** Data shown **
==================================================

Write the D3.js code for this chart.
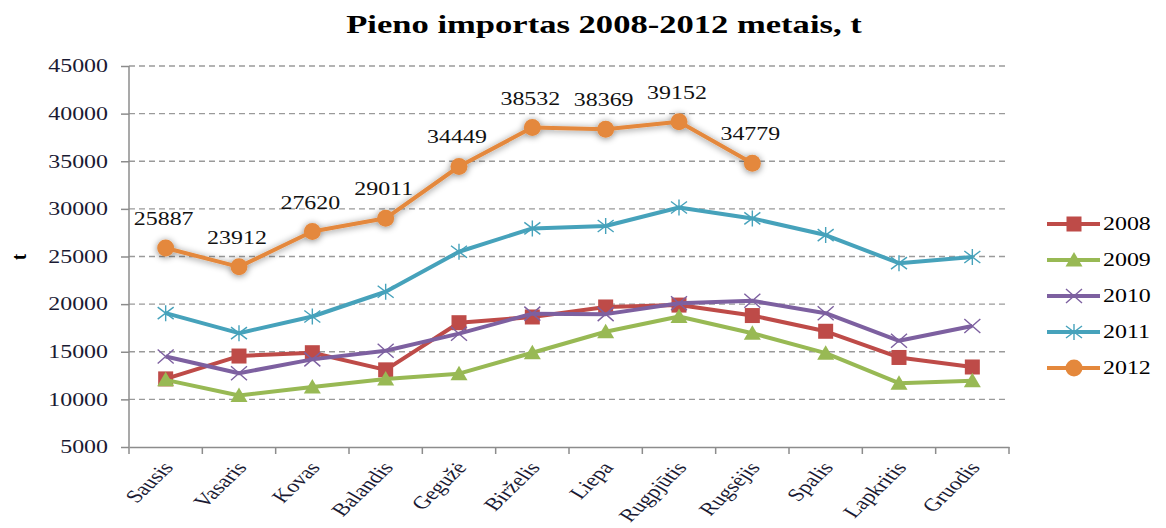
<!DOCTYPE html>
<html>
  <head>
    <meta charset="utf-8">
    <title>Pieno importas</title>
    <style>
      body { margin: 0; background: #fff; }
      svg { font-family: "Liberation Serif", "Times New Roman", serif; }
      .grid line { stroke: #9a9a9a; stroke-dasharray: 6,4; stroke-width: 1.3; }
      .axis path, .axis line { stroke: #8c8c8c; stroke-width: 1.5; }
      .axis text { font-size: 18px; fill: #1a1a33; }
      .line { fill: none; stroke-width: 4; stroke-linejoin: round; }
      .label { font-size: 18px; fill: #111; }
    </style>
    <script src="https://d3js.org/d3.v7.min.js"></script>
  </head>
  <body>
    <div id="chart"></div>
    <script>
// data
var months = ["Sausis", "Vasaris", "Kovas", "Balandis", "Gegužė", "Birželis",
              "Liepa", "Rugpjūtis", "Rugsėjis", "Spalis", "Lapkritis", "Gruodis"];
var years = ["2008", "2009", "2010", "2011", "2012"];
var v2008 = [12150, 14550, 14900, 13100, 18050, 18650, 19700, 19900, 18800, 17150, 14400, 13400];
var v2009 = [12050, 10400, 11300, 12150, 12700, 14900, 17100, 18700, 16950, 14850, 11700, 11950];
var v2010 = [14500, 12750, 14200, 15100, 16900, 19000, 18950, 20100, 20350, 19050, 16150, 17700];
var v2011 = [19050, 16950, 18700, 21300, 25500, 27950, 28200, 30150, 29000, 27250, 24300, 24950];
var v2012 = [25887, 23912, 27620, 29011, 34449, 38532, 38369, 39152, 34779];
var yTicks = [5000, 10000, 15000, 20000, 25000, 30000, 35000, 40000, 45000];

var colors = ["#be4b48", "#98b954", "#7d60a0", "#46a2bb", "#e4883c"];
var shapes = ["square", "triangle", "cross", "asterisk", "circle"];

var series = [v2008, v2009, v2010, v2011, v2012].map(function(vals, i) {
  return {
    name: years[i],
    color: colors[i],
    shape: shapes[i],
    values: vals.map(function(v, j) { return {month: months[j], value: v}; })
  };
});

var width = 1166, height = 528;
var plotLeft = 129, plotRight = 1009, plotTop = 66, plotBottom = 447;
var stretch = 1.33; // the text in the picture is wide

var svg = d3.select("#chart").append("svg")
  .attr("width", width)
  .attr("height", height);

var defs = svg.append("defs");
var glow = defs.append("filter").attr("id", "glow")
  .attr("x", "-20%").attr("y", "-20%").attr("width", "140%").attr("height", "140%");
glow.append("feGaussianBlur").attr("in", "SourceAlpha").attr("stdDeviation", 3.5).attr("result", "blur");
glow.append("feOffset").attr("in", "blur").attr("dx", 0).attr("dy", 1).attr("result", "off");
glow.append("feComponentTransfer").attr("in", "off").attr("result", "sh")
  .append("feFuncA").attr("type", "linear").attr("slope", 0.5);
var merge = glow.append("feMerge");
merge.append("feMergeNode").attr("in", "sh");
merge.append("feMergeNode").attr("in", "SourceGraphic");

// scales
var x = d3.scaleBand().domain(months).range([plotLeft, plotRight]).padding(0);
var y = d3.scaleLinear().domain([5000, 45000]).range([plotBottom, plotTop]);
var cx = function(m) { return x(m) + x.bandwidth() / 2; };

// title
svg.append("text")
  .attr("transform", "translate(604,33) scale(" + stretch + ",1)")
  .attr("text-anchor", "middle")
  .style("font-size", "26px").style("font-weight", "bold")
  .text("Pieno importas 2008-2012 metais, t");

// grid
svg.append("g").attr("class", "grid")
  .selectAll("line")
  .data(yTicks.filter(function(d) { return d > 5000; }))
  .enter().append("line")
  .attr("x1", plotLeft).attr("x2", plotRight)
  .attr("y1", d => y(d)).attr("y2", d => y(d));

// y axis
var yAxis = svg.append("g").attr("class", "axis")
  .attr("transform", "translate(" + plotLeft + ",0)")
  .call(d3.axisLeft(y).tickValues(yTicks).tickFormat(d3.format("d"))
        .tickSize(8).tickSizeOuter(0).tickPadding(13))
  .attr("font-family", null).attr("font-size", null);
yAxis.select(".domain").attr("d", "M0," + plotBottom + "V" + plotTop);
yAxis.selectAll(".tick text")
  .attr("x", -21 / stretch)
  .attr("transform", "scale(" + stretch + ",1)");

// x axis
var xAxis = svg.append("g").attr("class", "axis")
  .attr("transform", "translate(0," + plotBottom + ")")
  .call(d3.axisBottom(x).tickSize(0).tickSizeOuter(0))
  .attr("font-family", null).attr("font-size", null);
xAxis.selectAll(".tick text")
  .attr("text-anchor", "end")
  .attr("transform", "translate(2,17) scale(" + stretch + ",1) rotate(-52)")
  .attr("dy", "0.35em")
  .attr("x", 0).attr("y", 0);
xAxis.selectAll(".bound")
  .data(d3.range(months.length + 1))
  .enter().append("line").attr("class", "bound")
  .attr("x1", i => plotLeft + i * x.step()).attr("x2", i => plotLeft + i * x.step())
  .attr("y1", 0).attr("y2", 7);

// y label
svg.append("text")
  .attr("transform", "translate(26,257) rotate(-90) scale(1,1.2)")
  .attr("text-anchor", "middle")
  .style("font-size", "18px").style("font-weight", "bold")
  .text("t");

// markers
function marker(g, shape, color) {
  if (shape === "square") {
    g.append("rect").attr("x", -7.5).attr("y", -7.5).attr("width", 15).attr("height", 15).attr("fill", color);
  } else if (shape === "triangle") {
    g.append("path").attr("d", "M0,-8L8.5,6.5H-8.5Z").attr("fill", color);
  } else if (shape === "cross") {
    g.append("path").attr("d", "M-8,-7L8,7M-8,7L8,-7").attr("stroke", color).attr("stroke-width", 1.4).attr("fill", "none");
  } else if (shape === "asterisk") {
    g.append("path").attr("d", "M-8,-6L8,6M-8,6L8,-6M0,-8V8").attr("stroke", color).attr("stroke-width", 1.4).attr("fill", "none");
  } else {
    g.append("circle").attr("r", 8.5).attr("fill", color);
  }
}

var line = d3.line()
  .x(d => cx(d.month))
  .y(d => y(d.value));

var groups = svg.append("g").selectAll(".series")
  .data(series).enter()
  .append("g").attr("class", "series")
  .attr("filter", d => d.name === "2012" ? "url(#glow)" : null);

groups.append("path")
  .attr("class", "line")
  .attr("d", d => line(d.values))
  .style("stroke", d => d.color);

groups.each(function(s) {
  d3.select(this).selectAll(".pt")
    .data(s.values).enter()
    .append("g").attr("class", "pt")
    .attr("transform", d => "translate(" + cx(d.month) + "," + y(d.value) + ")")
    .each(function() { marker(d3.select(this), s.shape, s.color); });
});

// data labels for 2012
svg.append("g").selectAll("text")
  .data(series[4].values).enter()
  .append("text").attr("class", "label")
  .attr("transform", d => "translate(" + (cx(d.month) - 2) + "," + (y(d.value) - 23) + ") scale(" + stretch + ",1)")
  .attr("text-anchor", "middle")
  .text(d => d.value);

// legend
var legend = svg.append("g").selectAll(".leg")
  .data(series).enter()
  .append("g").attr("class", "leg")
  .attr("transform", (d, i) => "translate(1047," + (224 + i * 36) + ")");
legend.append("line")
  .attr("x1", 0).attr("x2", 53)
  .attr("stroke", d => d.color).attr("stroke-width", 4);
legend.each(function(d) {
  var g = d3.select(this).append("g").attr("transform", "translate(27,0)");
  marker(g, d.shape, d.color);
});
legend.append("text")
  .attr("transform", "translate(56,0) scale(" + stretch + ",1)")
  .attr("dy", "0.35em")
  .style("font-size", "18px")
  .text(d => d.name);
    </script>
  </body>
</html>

==================================================

Skip the pictures, then retype every line above exactly.

** Worked solution **
Write the D3.js code for this chart.
<!DOCTYPE html>
<html>
  <head>
    <meta charset="utf-8">
    <title>Pieno importas</title>
    <style>
      body { margin: 0; background: #fff; }
      svg { font-family: "Liberation Serif", "Times New Roman", serif; }
      .grid line { stroke: #9a9a9a; stroke-dasharray: 6,4; stroke-width: 1.3; }
      .axis path, .axis line { stroke: #8c8c8c; stroke-width: 1.5; }
      .axis text { font-size: 18px; fill: #1a1a33; }
      .line { fill: none; stroke-width: 4; stroke-linejoin: round; }
      .label { font-size: 18px; fill: #111; }
    </style>
    <script src="https://d3js.org/d3.v7.min.js"></script>
  </head>
  <body>
    <div id="chart"></div>
    <script>
// data
var months = ["Sausis", "Vasaris", "Kovas", "Balandis", "Gegužė", "Birželis",
              "Liepa", "Rugpjūtis", "Rugsėjis", "Spalis", "Lapkritis", "Gruodis"];
var years = ["2008", "2009", "2010", "2011", "2012"];
var v2008 = [12150, 14550, 14900, 13100, 18050, 18650, 19700, 19900, 18800, 17150, 14400, 13400];
var v2009 = [12050, 10400, 11300, 12150, 12700, 14900, 17100, 18700, 16950, 14850, 11700, 11950];
var v2010 = [14500, 12750, 14200, 15100, 16900, 19000, 18950, 20100, 20350, 19050, 16150, 17700];
var v2011 = [19050, 16950, 18700, 21300, 25500, 27950, 28200, 30150, 29000, 27250, 24300, 24950];
var v2012 = [25887, 23912, 27620, 29011, 34449, 38532, 38369, 39152, 34779];
var yTicks = [5000, 10000, 15000, 20000, 25000, 30000, 35000, 40000, 45000];

var colors = ["#be4b48", "#98b954", "#7d60a0", "#46a2bb", "#e4883c"];
var shapes = ["square", "triangle", "cross", "asterisk", "circle"];

var series = [v2008, v2009, v2010, v2011, v2012].map(function(vals, i) {
  return {
    name: years[i],
    color: colors[i],
    shape: shapes[i],
    values: vals.map(function(v, j) { return {month: months[j], value: v}; })
  };
});

var width = 1166, height = 528;
var plotLeft = 129, plotRight = 1009, plotTop = 66, plotBottom = 447;
var stretch = 1.33; // the text in the picture is wide

var svg = d3.select("#chart").append("svg")
  .attr("width", width)
  .attr("height", height);

var defs = svg.append("defs");
var glow = defs.append("filter").attr("id", "glow")
  .attr("x", "-20%").attr("y", "-20%").attr("width", "140%").attr("height", "140%");
glow.append("feGaussianBlur").attr("in", "SourceAlpha").attr("stdDeviation", 3.5).attr("result", "blur");
glow.append("feOffset").attr("in", "blur").attr("dx", 0).attr("dy", 1).attr("result", "off");
glow.append("feComponentTransfer").attr("in", "off").attr("result", "sh")
  .append("feFuncA").attr("type", "linear").attr("slope", 0.5);
var merge = glow.append("feMerge");
merge.append("feMergeNode").attr("in", "sh");
merge.append("feMergeNode").attr("in", "SourceGraphic");

// scales
var x = d3.scaleBand().domain(months).range([plotLeft, plotRight]).padding(0);
var y = d3.scaleLinear().domain([5000, 45000]).range([plotBottom, plotTop]);
var cx = function(m) { return x(m) + x.bandwidth() / 2; };

// title
svg.append("text")
  .attr("transform", "translate(604,33) scale(" + stretch + ",1)")
  .attr("text-anchor", "middle")
  .style("font-size", "26px").style("font-weight", "bold")
  .text("Pieno importas 2008-2012 metais, t");

// grid
svg.append("g").attr("class", "grid")
  .selectAll("line")
  .data(yTicks.filter(function(d) { return d > 5000; }))
  .enter().append("line")
  .attr("x1", plotLeft).attr("x2", plotRight)
  .attr("y1", d => y(d)).attr("y2", d => y(d));

// y axis
var yAxis = svg.append("g").attr("class", "axis")
  .attr("transform", "translate(" + plotLeft + ",0)")
  .call(d3.axisLeft(y).tickValues(yTicks).tickFormat(d3.format("d"))
        .tickSize(8).tickSizeOuter(0).tickPadding(13))
  .attr("font-family", null).attr("font-size", null);
yAxis.select(".domain").attr("d", "M0," + plotBottom + "V" + plotTop);
yAxis.selectAll(".tick text")
  .attr("x", -21 / stretch)
  .attr("transform", "scale(" + stretch + ",1)");

// x axis
var xAxis = svg.append("g").attr("class", "axis")
  .attr("transform", "translate(0," + plotBottom + ")")
  .call(d3.axisBottom(x).tickSize(0).tickSizeOuter(0))
  .attr("font-family", null).attr("font-size", null);
xAxis.selectAll(".tick text")
  .attr("text-anchor", "end")
  .attr("transform", "translate(2,17) scale(" + stretch + ",1) rotate(-52)")
  .attr("dy", "0.35em")
  .attr("x", 0).attr("y", 0);
xAxis.selectAll(".bound")
  .data(d3.range(months.length + 1))
  .enter().append("line").attr("class", "bound")
  .attr("x1", i => plotLeft + i * x.step()).attr("x2", i => plotLeft + i * x.step())
  .attr("y1", 0).attr("y2", 7);

// y label
svg.append("text")
  .attr("transform", "translate(26,257) rotate(-90) scale(1,1.2)")
  .attr("text-anchor", "middle")
  .style("font-size", "18px").style("font-weight", "bold")
  .text("t");

// markers
function marker(g, shape, color) {
  if (shape === "square") {
    g.append("rect").attr("x", -7.5).attr("y", -7.5).attr("width", 15).attr("height", 15).attr("fill", color);
  } else if (shape === "triangle") {
    g.append("path").attr("d", "M0,-8L8.5,6.5H-8.5Z").attr("fill", color);
  } else if (shape === "cross") {
    g.append("path").attr("d", "M-8,-7L8,7M-8,7L8,-7").attr("stroke", color).attr("stroke-width", 1.4).attr("fill", "none");
  } else if (shape === "asterisk") {
    g.append("path").attr("d", "M-8,-6L8,6M-8,6L8,-6M0,-8V8").attr("stroke", color).attr("stroke-width", 1.4).attr("fill", "none");
  } else {
    g.append("circle").attr("r", 8.5).attr("fill", color);
  }
}

var line = d3.line()
  .x(d => cx(d.month))
  .y(d => y(d.value));

var groups = svg.append("g").selectAll(".series")
  .data(series).enter()
  .append("g").attr("class", "series")
  .attr("filter", d => d.name === "2012" ? "url(#glow)" : null);

groups.append("path")
  .attr("class", "line")
  .attr("d", d => line(d.values))
  .style("stroke", d => d.color);

groups.each(function(s) {
  d3.select(this).selectAll(".pt")
    .data(s.values).enter()
    .append("g").attr("class", "pt")
    .attr("transform", d => "translate(" + cx(d.month) + "," + y(d.value) + ")")
    .each(function() { marker(d3.select(this), s.shape, s.color); });
});

// data labels for 2012
svg.append("g").selectAll("text")
  .data(series[4].values).enter()
  .append("text").attr("class", "label")
  .attr("transform", d => "translate(" + (cx(d.month) - 2) + "," + (y(d.value) - 23) + ") scale(" + stretch + ",1)")
  .attr("text-anchor", "middle")
  .text(d => d.value);

// legend
var legend = svg.append("g").selectAll(".leg")
  .data(series).enter()
  .append("g").attr("class", "leg")
  .attr("transform", (d, i) => "translate(1047," + (224 + i * 36) + ")");
legend.append("line")
  .attr("x1", 0).attr("x2", 53)
  .attr("stroke", d => d.color).attr("stroke-width", 4);
legend.each(function(d) {
  var g = d3.select(this).append("g").attr("transform", "translate(27,0)");
  marker(g, d.shape, d.color);
});
legend.append("text")
  .attr("transform", "translate(56,0) scale(" + stretch + ",1)")
  .attr("dy", "0.35em")
  .style("font-size", "18px")
  .text(d => d.name);
    </script>
  </body>
</html>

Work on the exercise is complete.